4 – Come cambia il mare, cosa succederà

 «Gli interventi dell’uomo – ribadisce Garofalo – sono in alcuni casi distruttivi per l’ambiente marino. Un esempio è la spropositata crescita delle alghe, stimolata dai concimi che vengono utilizzati in agricoltura per triplicare i raccolti. La fioritura algale è un processo naturale, ma non è normale quando è eccessiva, come a volte avviene nei nostri golfi. Un fenomeno che riduce sia la quantità di ossigeno sia il PH dell’acqua generando altri squilibri. A ciò si somma la maladepurazione. Dalla fine del 1800, quando l’uomo ha iniziato a immettere in atmosfera gas serra, usando combustibili fossili, l’aumento della temperatura del pianeta è stato continuo. La natura si sta già ribellando. Il pianeta continuerà a vivere, noi potremmo però estinguerci male, tra guerre e miseria, se non vi sarà una coscienza collettiva di popoli pronta ad affrontare concretamente i cambiamenti climatici».

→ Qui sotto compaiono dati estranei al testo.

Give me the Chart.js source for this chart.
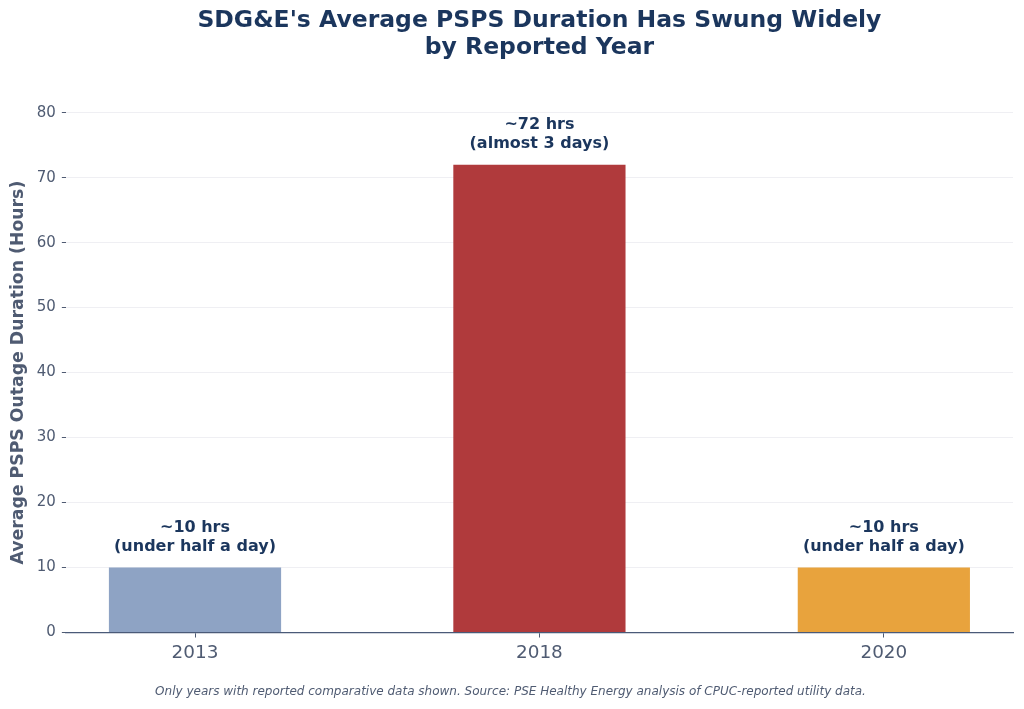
<!DOCTYPE html>
<html>
<head>
<meta charset="utf-8">
<script src="https://cdn.jsdelivr.net/npm/chart.js@4/dist/chart.umd.min.js"></script>
<style>
  html, body { margin: 0; padding: 0; background: #ffffff; }
  #wrap { width: 1024px; height: 709px; }
</style>
</head>
<body>
<div id="wrap"><canvas id="myChart"></canvas></div>
<script>
const years = ['2013', '2018', '2020'];
const avgHours = [10, 72, 10];
const barColors = ['#8ea3c4', '#b03a3c', '#e8a33d'];
const barNotes = [
    ['~10 hrs', '(under half a day)'],
    ['~72 hrs', '(almost 3 days)'],
    ['~10 hrs', '(under half a day)'],
];
const yTicks = [0, 10, 20, 30, 40, 50, 60, 70, 80];

const textColor = '#4f5b72';
const navy = '#1b365d';

// writes the two-line note above each bar
const barNotesPlugin = {
    id: 'barNotes',
    afterDatasetsDraw(chart) {
        const ctx = chart.ctx;
        const meta = chart.getDatasetMeta(0);
        ctx.save();
        ctx.font = 'bold 16px "DejaVu Sans"';
        ctx.fillStyle = navy;
        ctx.textAlign = 'center';
        ctx.textBaseline = 'middle';
        meta.data.forEach((bar, i) => {
            const lines = barNotes[i];
            ctx.fillText(lines[0], bar.x, bar.y - 40);
            ctx.fillText(lines[1], bar.x, bar.y - 21);
        });
        ctx.restore();
    }
};

const ctx = document.getElementById('myChart').getContext('2d');

new Chart(ctx, {
    type: 'bar',
    data: {
        datasets: [{
            data: avgHours.map((v, i) => ({ x: i, y: v })),
            backgroundColor: barColors,
            borderWidth: 0,
            categoryPercentage: 1,
            barPercentage: 0.5,
        }]
    },
    options: {
        animation: false,
        responsive: true,
        maintainAspectRatio: false,
        layout: {
            padding: { left: 8, right: 11, top: 0, bottom: 0 }
        },
        plugins: {
            legend: { display: false },
            tooltip: { enabled: false },
            title: {
                display: true,
                fullSize: false,
                text: ["SDG&E's Average PSPS Duration Has Swung Widely", 'by Reported Year'],
                color: navy,
                font: { family: 'DejaVu Sans', size: 23.5, weight: 'bold', lineHeight: 1.12 },
                padding: { top: 8, bottom: 52 },
            },
            subtitle: {
                display: true,
                position: 'bottom',
                text: 'Only years with reported comparative data shown. Source: PSE Healthy Energy analysis of CPUC-reported utility data.',
                color: textColor,
                font: { family: 'DejaVu Sans', size: 12, style: 'italic' },
                padding: { top: 15, bottom: 10 },
            },
        },
        scales: {
            x: {
                type: 'linear',
                min: -0.375,
                max: 2.375,
                offset: false,
                afterBuildTicks: (axis) => {
                    axis.ticks = years.map((_, i) => ({ value: i }));
                },
                ticks: {
                    color: textColor,
                    font: { family: 'DejaVu Sans', size: 18.4 },
                    padding: 5,
                    maxRotation: 0,
                    callback: (value) => years[value],
                },
                grid: {
                    offset: false,
                    drawOnChartArea: false,
                    drawTicks: true,
                    tickLength: 5,
                    tickColor: '#4f5b72',
                },
                border: {
                    display: true,
                    color: '#4a5a78',
                    width: 1.3,
                },
            },
            y: {
                min: 0,
                max: 80,
                afterBuildTicks: (axis) => {
                    axis.ticks = yTicks.map(v => ({ value: v }));
                },
                ticks: {
                    color: textColor,
                    font: { family: 'DejaVu Sans', size: 15 },
                    padding: 6,
                },
                grid: {
                    color: '#efeff3',
                    lineWidth: 1,
                    tickLength: 4,
                    tickColor: '#4f5b72',
                },
                title: {
                    display: true,
                    text: 'Average PSPS Outage Duration (Hours)',
                    color: textColor,
                    font: { family: 'DejaVu Sans', size: 17.3, weight: 'bold' },
                    padding: { top: 0, bottom: 2 },
                },
                border: {
                    display: false,
                }
            },
        },
    },
    plugins: [barNotesPlugin],
});
</script>
</body>
</html>
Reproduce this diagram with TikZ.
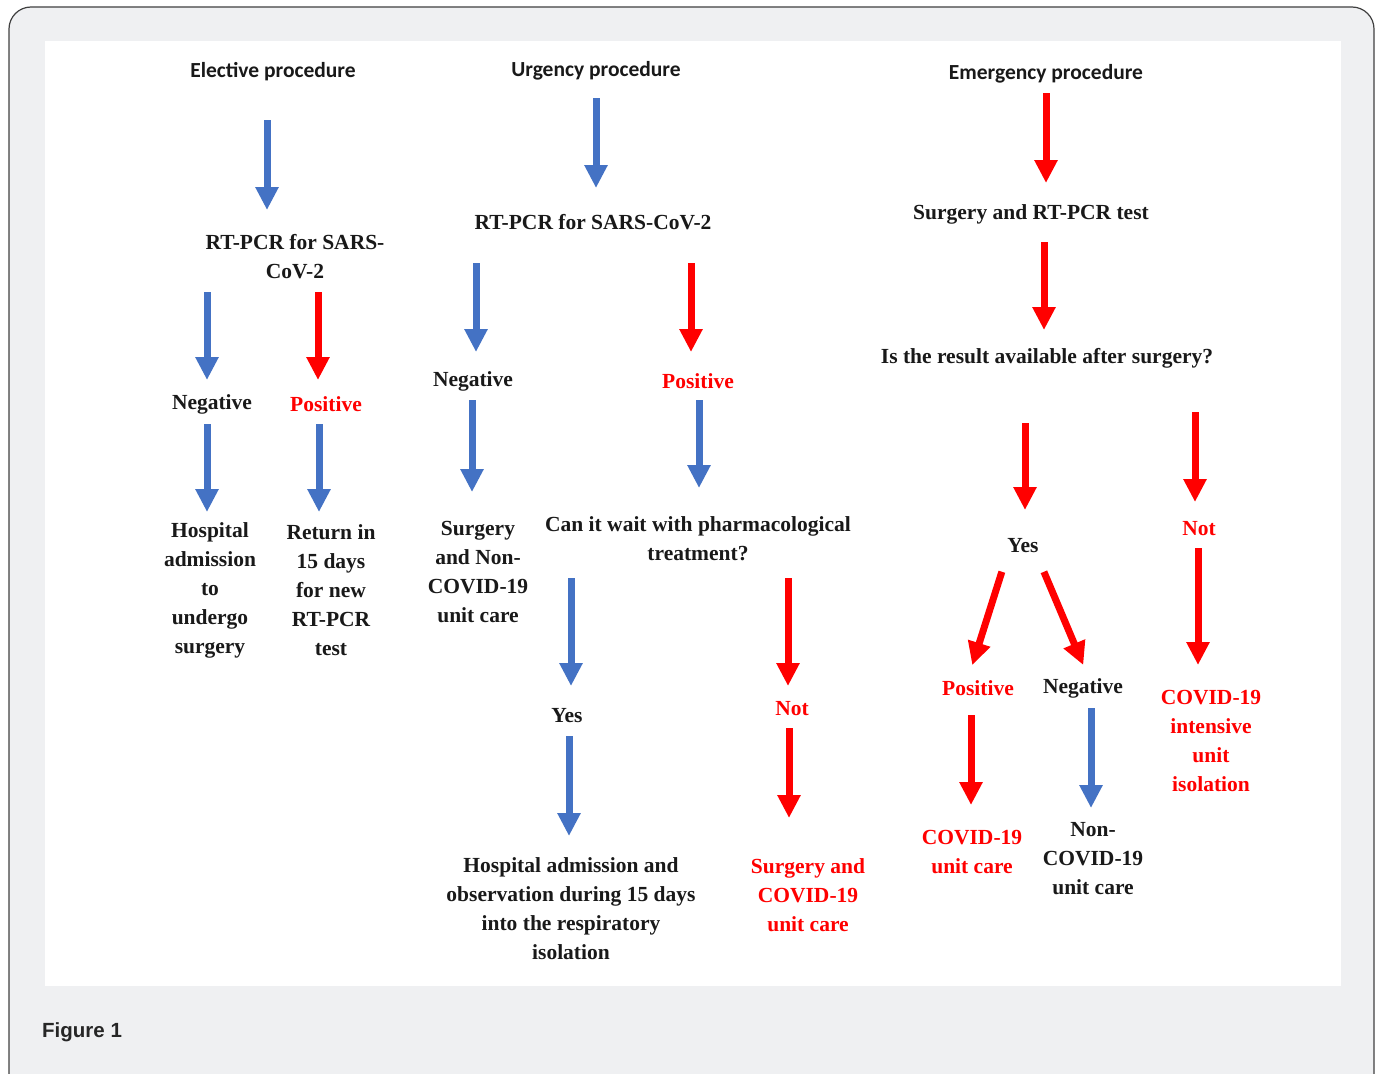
\documentclass[tikz,border=0pt]{standalone}
\usepackage{fontspec}
\setmainfont{Liberation Serif}
\newfontfamily\headfont{Carlito}
\newfontfamily\figfont{Liberation Sans}
\usetikzlibrary{arrows.meta}
\definecolor{mblue}{HTML}{4472C4}
\definecolor{mred}{HTML}{FF0000}
\definecolor{panel}{HTML}{EFF0F2}
\tikzstyle{txt}=[inner sep=0pt, align=center, text=black!90, font=\bfseries\fontsize{21.5}{29}\selectfont]
\tikzstyle{rtxt}=[txt, text=mred]
\tikzstyle{head}=[txt, font=\headfont\bfseries\fontsize{21.5}{26}\selectfont]
\tikzstyle{l1}=[line width=7pt, -{Triangle[width=22pt,length=23pt]}]
\tikzstyle{barrow}=[l1, draw=mblue]
\tikzstyle{rarrow}=[l1, draw=mred]

\begin{document}
\begin{tikzpicture}[x=1pt,y=-1pt]
    \useasboundingbox (0,0) rectangle (1380,1073);
    \draw[fill=panel, draw=black!75, line width=1.2pt, rounded corners=22pt] (9,7) rectangle (1374,1095);
    \fill[white] (45,41) rectangle (1341,986);

    % elective
    \node[head] (eproc) at (273,72) {Elective procedure};
    \node[txt]  (epcr)  at (295,257) {RT-PCR for SARS-\\CoV-2};
    \node[txt]  (eneg)  at (212,404) {Negative};
    \node[rtxt] (epos)  at (326,404) {Positive};
    \node[txt]  (ehosp) at (210,590) {Hospital\\admission\\to\\undergo\\surgery};
    \node[txt]  (eret)  at (331,590) {Return in\\15 days\\for new\\RT-PCR\\test};

    % urgency
    \node[head] (uproc)  at (596,71) {Urgency procedure};
    \node[txt]  (upcr)   at (593,222) {RT-PCR for SARS-CoV-2};
    \node[txt]  (uneg)   at (473,381) {Negative};
    \node[rtxt] (upos)   at (698,381) {Positive};
    \node[txt]  (usurg)  at (478,572) {Surgery\\and Non-\\COVID-19\\unit care};
    \node[txt]  (uwait)  at (698,539) {Can it wait with pharmacological\\treatment?};
    \node[txt]  (uyes)   at (567,716) {Yes};
    \node[rtxt] (unot)   at (792,709) {Not};
    \node[txt]  (uhosp)  at (571,909) {Hospital admission and\\observation during 15 days\\into the respiratory\\isolation};
    \node[rtxt] (ucovid) at (808,895) {Surgery and\\COVID-19\\unit care};

    % emergency
    \node[head] (mproc)  at (1046,74) {Emergency procedure};
    \node[txt]  (msurg)  at (1031,214) {Surgery and RT-PCR test};
    \node[txt]  (mres)   at (1047,358) {Is the result available after surgery?};
    \node[txt]  (myes)   at (1023,546) {Yes};
    \node[rtxt] (mnot)   at (1199,529) {Not};
    \node[rtxt] (mpos)   at (978,688) {Positive};
    \node[txt]  (mneg)   at (1083,688) {Negative};
    \node[rtxt] (mcovid) at (972,852) {COVID-19\\unit care};
    \node[txt]  (mnon)   at (1093,859) {Non-\\COVID-19\\unit care};
    \node[rtxt] (micu)   at (1211,741) {COVID-19\\intensive\\unit\\isolation};

    \draw[barrow, shorten <=48pt, shorten >=47pt] (eproc -| 267,0) -- (epcr -| 267,0);
    \draw[barrow, shorten <=35pt, shorten >=24pt] (epcr -| 207,0) -- (eneg -| 207,0);
    \draw[rarrow, shorten <=35pt, shorten >=24pt] (epcr -| 318,0) -- (epos -| 318,0);
    \draw[barrow, shorten <=20pt, shorten >=78pt] (eneg -| 207,0) -- (ehosp -| 207,0);
    \draw[barrow, shorten <=20pt, shorten >=78pt] (epos -| 319,0) -- (eret -| 319,0);

    \draw[barrow, shorten <=27pt, shorten >=34pt] (uproc -| 596,0) -- (upcr -| 596,0);
    \draw[barrow, shorten <=41pt, shorten >=29pt] (upcr -| 476,0) -- (uneg -| 476,0);
    \draw[rarrow, shorten <=41pt, shorten >=29pt] (upcr -| 691,0) -- (upos -| 691,0);
    \draw[barrow, shorten <=19pt, shorten >=80pt] (uneg -| 472,0) -- (usurg -| 472,0);
    \draw[barrow, shorten <=19pt, shorten >=51pt] (upos -| 699,0) -- (uwait -| 699,0);
    \draw[barrow, shorten <=39pt, shorten >=30pt] (uwait -| 571,0) -- (uyes -| 571,0);
    \draw[rarrow, shorten <=39pt, shorten >=23pt] (uwait -| 788,0) -- (unot -| 788,0);
    \draw[barrow, shorten <=20pt, shorten >=73pt] (uyes -| 569,0) -- (uhosp -| 569,0);
    \draw[rarrow, shorten <=19pt, shorten >=77pt] (unot -| 789,0) -- (ucovid -| 789,0);

    \draw[rarrow, shorten <=19pt, shorten >=31pt] (mproc -| 1046,0) -- (msurg -| 1046,0);
    \draw[rarrow, shorten <=28pt, shorten >=28pt] (msurg -| 1044,0) -- (mres -| 1044,0);
    \draw[rarrow, shorten <=65pt, shorten >=36pt] (mres -| 1025,0) -- (myes -| 1025,0);
    \draw[rarrow, shorten <=54pt, shorten >=27pt] (mres -| 1195,0) -- (mnot -| 1195,0);
    \draw[rarrow, shorten <=19pt, shorten >=76pt] (mnot -| 1198,0) -- (micu -| 1198,0);
    \draw[rarrow, shorten <=27pt, shorten >=24pt] ([xshift=-13pt]myes.center) -- ([xshift=-13pt]mpos.center);
    \draw[rarrow, shorten <=28pt, shorten >=25pt] ([xshift=10pt]myes.center) -- ([xshift=10pt]mneg.center);
    \draw[rarrow, shorten <=27pt, shorten >=47pt] (mpos -| 971,0) -- (mcovid -| 971,0);
    \draw[barrow, shorten <=20pt, shorten >=51pt] (mneg -| 1091,0) -- (mnon -| 1091,0);

    \node[anchor=west, inner sep=0pt, text=black!85, font=\figfont\bfseries\fontsize{20.5}{24}\selectfont] (fig) at (42,1032) {Figure 1};
\end{tikzpicture}
\end{document}
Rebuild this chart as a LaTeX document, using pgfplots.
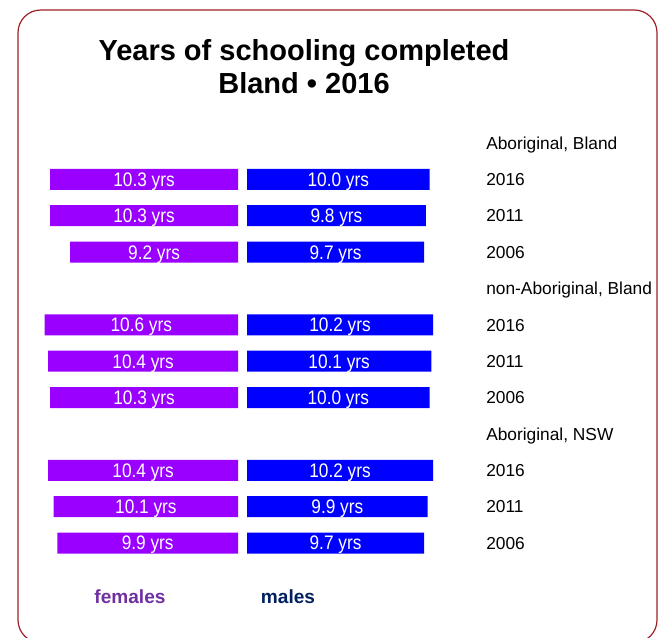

5 – Cosa si può fare per proteggere il mare

«Le istituzioni – secondo Garofalo – possono fare molto per tutelare il mare: dal creare oasi nelle quali sono interdette le attività dell’uomo più impattanti, al vigilare sul corretto funzionamento dei depuratori (che se lavorano bene non inquinano). Informare la gente è un passo indispensabile. Sono convinto che come succede in Brasile un cartellone con i tempi di biodegradazione degli oggetti (sacchetto di plastica 400 anni, reti da pesca 600 anni) contribuirebbe a ridurre gli abbandoni. Nessuno dovrebbe gettare rifiuti in spiaggia o in mare. Serve capire che una cicca di sigaretta nascosta nella sabbia, potresti ritrovarla lì ancora dopo 15 anni, periodo in cui rilascerà in mare frammenti plastici sempre più piccoli, le cosiddette microplastiche, che ormai sono entrate nella catena alimentare marina. Le microplastiche sono vettori di altri inquinanti (ad es. metalli pesanti), quelle di più piccole dimensioni, le nanoplastiche, sono in grado di raggiungere tutti i terssuti biologici, dove provocano danno ed aumenta il rischio di sviluppare patologie tumorali».